That is all that I needed to hear. Three simple letters. FAB. Short for Fabulous? Not exactly. But the results earned from this simple formula for writing or presenting certainly do produce fabulous results. When I first heard the FAB formula, I was immediately hypnotized by the potential of following a simple formula for sales and writing success. And after nearly eleven years, I am still happy hypnotized!

So what does FAB stand for and how does it work?

Simple. Yet wonderfully powerful.

Feature-Advantage-Benefit .

Let me explain in under 900 words.

Whatever you sell or are selling now, your product or service solves a problem. Whether the problem is known and obvious or takes some digging to unforgettable, your product's intent is to solve something. The problem can be as simple as preventing pimples or as complex as the problems faced by a failing company which key indicators all point towards bankruptcy. No matter the problem, your product or service was created to solve it.

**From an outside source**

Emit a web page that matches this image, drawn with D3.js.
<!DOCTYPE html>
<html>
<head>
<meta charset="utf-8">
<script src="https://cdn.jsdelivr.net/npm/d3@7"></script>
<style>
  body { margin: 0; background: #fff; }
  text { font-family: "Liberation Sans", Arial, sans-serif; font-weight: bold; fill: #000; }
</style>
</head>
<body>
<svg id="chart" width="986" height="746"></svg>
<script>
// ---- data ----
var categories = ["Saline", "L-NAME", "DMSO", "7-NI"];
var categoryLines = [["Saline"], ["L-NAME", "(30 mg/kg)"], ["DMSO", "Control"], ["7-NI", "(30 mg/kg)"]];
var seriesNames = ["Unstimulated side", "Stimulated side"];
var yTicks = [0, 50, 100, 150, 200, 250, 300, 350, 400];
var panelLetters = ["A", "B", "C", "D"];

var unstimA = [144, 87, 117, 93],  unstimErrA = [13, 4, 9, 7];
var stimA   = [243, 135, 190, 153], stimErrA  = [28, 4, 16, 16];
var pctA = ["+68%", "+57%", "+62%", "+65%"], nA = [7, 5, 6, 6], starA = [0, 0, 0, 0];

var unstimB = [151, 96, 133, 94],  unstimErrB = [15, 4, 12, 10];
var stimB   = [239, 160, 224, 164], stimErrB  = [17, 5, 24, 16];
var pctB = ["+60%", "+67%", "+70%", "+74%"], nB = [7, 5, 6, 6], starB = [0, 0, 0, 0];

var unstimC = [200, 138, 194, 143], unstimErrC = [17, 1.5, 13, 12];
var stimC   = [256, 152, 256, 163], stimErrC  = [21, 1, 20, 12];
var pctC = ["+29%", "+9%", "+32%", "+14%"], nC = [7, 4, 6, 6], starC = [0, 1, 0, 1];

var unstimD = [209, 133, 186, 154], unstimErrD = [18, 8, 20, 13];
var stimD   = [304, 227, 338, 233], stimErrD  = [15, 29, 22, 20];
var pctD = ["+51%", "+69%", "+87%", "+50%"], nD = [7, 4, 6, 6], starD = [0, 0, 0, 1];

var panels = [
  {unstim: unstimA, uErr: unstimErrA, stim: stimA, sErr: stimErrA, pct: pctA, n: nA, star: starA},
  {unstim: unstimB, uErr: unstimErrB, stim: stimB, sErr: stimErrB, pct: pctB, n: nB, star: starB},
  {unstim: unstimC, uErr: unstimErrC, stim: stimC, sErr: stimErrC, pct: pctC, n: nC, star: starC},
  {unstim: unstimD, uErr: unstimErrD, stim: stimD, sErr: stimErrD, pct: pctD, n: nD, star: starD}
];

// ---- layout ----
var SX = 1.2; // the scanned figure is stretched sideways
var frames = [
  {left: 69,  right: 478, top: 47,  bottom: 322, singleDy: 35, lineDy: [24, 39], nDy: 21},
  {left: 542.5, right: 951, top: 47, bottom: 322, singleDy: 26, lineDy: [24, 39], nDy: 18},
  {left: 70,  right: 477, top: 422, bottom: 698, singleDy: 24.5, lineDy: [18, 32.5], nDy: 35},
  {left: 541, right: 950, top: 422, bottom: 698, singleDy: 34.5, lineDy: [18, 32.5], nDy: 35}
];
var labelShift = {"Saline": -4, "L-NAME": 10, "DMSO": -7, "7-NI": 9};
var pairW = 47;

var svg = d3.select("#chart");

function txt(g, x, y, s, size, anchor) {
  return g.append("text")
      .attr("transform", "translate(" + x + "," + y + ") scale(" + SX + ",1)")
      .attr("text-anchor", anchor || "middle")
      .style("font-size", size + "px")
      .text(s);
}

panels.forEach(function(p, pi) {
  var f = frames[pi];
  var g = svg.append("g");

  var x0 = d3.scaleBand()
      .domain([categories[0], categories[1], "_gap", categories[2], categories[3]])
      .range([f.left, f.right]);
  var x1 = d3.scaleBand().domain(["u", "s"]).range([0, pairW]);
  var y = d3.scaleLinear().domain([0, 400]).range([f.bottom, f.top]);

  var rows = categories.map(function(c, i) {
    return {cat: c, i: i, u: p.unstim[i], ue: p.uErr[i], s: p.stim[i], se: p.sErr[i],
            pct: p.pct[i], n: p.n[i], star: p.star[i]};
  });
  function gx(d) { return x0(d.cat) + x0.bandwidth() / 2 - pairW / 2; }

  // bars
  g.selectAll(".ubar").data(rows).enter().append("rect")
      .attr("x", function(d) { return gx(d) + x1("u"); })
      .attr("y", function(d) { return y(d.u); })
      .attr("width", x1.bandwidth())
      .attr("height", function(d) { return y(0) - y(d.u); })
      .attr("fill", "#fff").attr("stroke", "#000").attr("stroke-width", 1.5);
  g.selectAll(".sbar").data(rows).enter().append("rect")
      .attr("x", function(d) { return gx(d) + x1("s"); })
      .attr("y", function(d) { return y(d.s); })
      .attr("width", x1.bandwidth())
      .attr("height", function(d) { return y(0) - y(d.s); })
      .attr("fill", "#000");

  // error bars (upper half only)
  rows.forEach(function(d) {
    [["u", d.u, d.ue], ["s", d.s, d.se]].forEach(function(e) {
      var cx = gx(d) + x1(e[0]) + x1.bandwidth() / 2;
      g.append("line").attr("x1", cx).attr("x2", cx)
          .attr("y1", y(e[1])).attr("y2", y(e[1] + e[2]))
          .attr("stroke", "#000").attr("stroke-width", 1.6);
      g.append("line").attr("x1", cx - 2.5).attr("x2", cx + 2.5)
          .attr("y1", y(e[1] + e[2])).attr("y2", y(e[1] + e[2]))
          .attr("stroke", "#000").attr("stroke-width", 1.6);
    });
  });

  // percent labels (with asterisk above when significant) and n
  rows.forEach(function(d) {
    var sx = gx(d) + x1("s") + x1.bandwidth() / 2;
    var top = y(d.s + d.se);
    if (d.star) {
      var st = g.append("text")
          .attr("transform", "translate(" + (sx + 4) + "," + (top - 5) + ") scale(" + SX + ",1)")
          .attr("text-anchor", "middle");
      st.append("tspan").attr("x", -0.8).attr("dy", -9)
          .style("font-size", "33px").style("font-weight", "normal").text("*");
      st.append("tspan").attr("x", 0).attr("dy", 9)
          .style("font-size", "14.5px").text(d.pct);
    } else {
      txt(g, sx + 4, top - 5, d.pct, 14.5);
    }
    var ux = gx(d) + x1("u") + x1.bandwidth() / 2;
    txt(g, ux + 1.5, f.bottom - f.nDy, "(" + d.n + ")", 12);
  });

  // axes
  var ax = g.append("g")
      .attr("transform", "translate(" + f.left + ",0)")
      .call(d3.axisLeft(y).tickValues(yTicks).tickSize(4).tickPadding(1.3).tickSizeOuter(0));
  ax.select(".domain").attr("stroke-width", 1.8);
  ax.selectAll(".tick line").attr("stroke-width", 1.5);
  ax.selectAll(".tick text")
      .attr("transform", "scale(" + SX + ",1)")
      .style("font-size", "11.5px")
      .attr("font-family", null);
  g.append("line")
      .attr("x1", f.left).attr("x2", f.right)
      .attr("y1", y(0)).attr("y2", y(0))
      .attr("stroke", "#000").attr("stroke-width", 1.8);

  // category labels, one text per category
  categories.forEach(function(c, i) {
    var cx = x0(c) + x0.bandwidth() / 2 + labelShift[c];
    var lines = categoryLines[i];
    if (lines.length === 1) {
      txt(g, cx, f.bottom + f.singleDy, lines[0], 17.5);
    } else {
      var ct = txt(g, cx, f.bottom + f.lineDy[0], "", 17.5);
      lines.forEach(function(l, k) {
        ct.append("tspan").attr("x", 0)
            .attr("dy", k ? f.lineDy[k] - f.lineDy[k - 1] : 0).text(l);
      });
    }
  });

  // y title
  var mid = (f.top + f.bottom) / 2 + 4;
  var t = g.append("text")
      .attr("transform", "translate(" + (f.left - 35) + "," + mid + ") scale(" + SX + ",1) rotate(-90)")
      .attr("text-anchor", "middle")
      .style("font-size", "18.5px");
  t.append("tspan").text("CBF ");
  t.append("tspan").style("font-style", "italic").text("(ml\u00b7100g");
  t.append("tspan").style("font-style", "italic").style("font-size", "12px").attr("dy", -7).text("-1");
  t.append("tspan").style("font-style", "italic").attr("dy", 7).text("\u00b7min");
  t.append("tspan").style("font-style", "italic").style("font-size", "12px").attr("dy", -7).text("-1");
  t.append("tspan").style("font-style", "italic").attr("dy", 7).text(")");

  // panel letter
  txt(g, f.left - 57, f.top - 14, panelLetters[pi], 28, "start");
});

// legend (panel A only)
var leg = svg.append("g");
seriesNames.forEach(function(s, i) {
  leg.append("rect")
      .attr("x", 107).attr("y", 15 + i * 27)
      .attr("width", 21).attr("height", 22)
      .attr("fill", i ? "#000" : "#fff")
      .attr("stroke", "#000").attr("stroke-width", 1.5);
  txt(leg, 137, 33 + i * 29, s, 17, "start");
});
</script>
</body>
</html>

So, let's assume that you have identified the problem and your prospect is aware of the problem and accepts it as a problem. No what? How can you position your product / service in a way that the prospect sees your product as the solution? Simple, actually. Follow the formula of FAB.

Here's how.

Your product / service has to have at least one FEATURE . Most likely, it has numerous features, but you need only discuss the features that address the customer's unique position. Their unique problem. If, for example, the customer's problem (here referred to as a "challenge,") is poor results from their advertising campaign, your product / service's feature is better something that directly addresses their challenge. Think long and hard about the customer's challenge before mentioning anything your product / service features. If you start rambling on about all the features of your product / service, the customer will tune out long before you have a chance to mention the feature he / she is dying for.

If your product / service does not have a feature the customer needs, then you will not make a sale. Move on to either another prospect or another product / service. I can not stress this point enough, and certainly not in the space of only 1,000 words. The best sales professionals in the world are the ones who can best match their products directly to the prospects challenge. This skill can take years to acquire, or it can only take a moment of enlightenment. Whichever the case, without the right product / service that solves a customer's recognized problem, there will be no sales!

The next step in the formula is the ADVANTAGE the customer will gain by using your product / service. Whether the advantage will be an advantage over their competition or an advantage over their current way of doing business, you need to detail the direct advantage gained from partnering with you.

But this point is not where sales are made or lost. Most sales professionals are good at matching their product's features to a customer and are strong at showing the benefits, but then stop and leave the most important step up to the creative mind of their prospect. Do not stop here! There is only one more step.

Assuming that you have the right product / service for a recognized challenge, and that they understand the advantages that your product / service affords them, the next key to the formula is the BENEFIT . Precisely, how will your prospect benefit from your product / service. The key here is to tie your benefits directly to the customer's challenge. Do not assume that the customer will make the connection by themselves. Draw it out, verbally or visibly, until you are certain the customer understands the direct benefit of using your product / service. If they understand their challenge, and that you have a solution to their problem, but do not see the benefit from using your product / service, you will not make a sale.

Here is an example.

A customer has a challenge of weak profits on her sales of widgets. You show them how your advertising service has a feature that directly addresses building greater profit in the sales that result from effective advertising. (You, again, need to be certain that your product / service's feature (s) directly addresses their recognized challenge.) You then show them how effective advertising with your services can increase their public awareness, eradicate any uncertainty about what their widgets do, as well as any other advantages that are associated with your service. And finally, and most importantly, you show her all the benefits associated with using your service. Increased profits from each sale; increased revenue from increased sales; strength of position over her competitors; the security that comes with a healthy bottom line; greater ability to diversify their product line; potential of selling her company to a larger company; etc, etc ….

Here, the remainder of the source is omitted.